Data section -
[start]

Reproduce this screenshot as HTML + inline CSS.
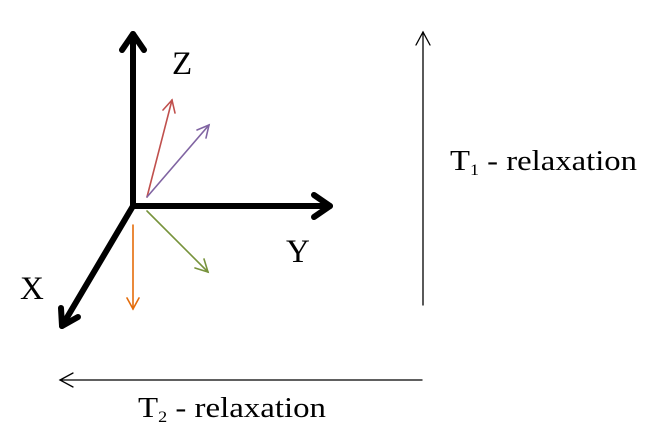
<!DOCTYPE html>
<html><head><style>body{margin:0;background:#fff}svg{display:block}</style></head><body>
<svg width="659" height="437" xmlns="http://www.w3.org/2000/svg" font-family="Liberation Serif, serif">
<g stroke="#000" stroke-width="6" fill="none" stroke-linecap="round" stroke-linejoin="round">
<line x1="133" y1="206" x2="133" y2="34"/><polyline points="122,50 133,34 144,50"/>
<line x1="133" y1="206" x2="330" y2="206"/><polyline points="314,195 330,206 314,217"/>
<line x1="133" y1="206" x2="62" y2="326"/><polyline points="61,308 62,326 78,317"/>
</g>
<g fill="none" stroke-width="1.6" stroke-linecap="round">
<g stroke="#c0504d"><line x1="147" y1="197" x2="172" y2="100"/><polyline points="163,110 172,100 175,113"/></g>
<g stroke="#8064a2"><line x1="147" y1="197" x2="209" y2="125"/><polyline points="197,130 209,125 206,138"/></g>
<g stroke="#77933c"><line x1="147" y1="211" x2="208" y2="272"/><polyline points="195,268 208,272 204,259"/></g>
<g stroke="#e46c0a"><line x1="133" y1="225" x2="133" y2="309"/><polyline points="127,298 133,309 139,298"/></g>
<g stroke="#000" stroke-width="1.3"><line x1="423" y1="305" x2="423" y2="32"/><polyline points="416,45 423,32 430,45"/>
<line x1="422" y1="380" x2="60" y2="380"/><polyline points="73,373 60,380 73,387"/></g>
</g>
<g font-size="33" fill="#000">
<text x="172" y="74">Z</text>
<text x="286" y="262">Y</text>
<text x="20" y="299">X</text>
</g>
<g font-size="29" fill="#000">
<text x="450" y="170" textLength="187" lengthAdjust="spacingAndGlyphs">T<tspan font-size="16" dy="5">1</tspan><tspan dy="-5"> - relaxation</tspan></text>
<text x="138" y="417" textLength="188" lengthAdjust="spacingAndGlyphs">T<tspan font-size="16" dy="5">2</tspan><tspan dy="-5"> - relaxation</tspan></text>
</g>
</svg>
</body></html>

[end]

Written exercise -
Without the pictures, write out the whole listing above exactly as it appears.

Exercise answer -
Reproduce this screenshot as HTML + inline CSS.
<!DOCTYPE html>
<html><head><style>body{margin:0;background:#fff}svg{display:block}</style></head><body>
<svg width="659" height="437" xmlns="http://www.w3.org/2000/svg" font-family="Liberation Serif, serif">
<g stroke="#000" stroke-width="6" fill="none" stroke-linecap="round" stroke-linejoin="round">
<line x1="133" y1="206" x2="133" y2="34"/><polyline points="122,50 133,34 144,50"/>
<line x1="133" y1="206" x2="330" y2="206"/><polyline points="314,195 330,206 314,217"/>
<line x1="133" y1="206" x2="62" y2="326"/><polyline points="61,308 62,326 78,317"/>
</g>
<g fill="none" stroke-width="1.6" stroke-linecap="round">
<g stroke="#c0504d"><line x1="147" y1="197" x2="172" y2="100"/><polyline points="163,110 172,100 175,113"/></g>
<g stroke="#8064a2"><line x1="147" y1="197" x2="209" y2="125"/><polyline points="197,130 209,125 206,138"/></g>
<g stroke="#77933c"><line x1="147" y1="211" x2="208" y2="272"/><polyline points="195,268 208,272 204,259"/></g>
<g stroke="#e46c0a"><line x1="133" y1="225" x2="133" y2="309"/><polyline points="127,298 133,309 139,298"/></g>
<g stroke="#000" stroke-width="1.3"><line x1="423" y1="305" x2="423" y2="32"/><polyline points="416,45 423,32 430,45"/>
<line x1="422" y1="380" x2="60" y2="380"/><polyline points="73,373 60,380 73,387"/></g>
</g>
<g font-size="33" fill="#000">
<text x="172" y="74">Z</text>
<text x="286" y="262">Y</text>
<text x="20" y="299">X</text>
</g>
<g font-size="29" fill="#000">
<text x="450" y="170" textLength="187" lengthAdjust="spacingAndGlyphs">T<tspan font-size="16" dy="5">1</tspan><tspan dy="-5"> - relaxation</tspan></text>
<text x="138" y="417" textLength="188" lengthAdjust="spacingAndGlyphs">T<tspan font-size="16" dy="5">2</tspan><tspan dy="-5"> - relaxation</tspan></text>
</g>
</svg>
</body></html>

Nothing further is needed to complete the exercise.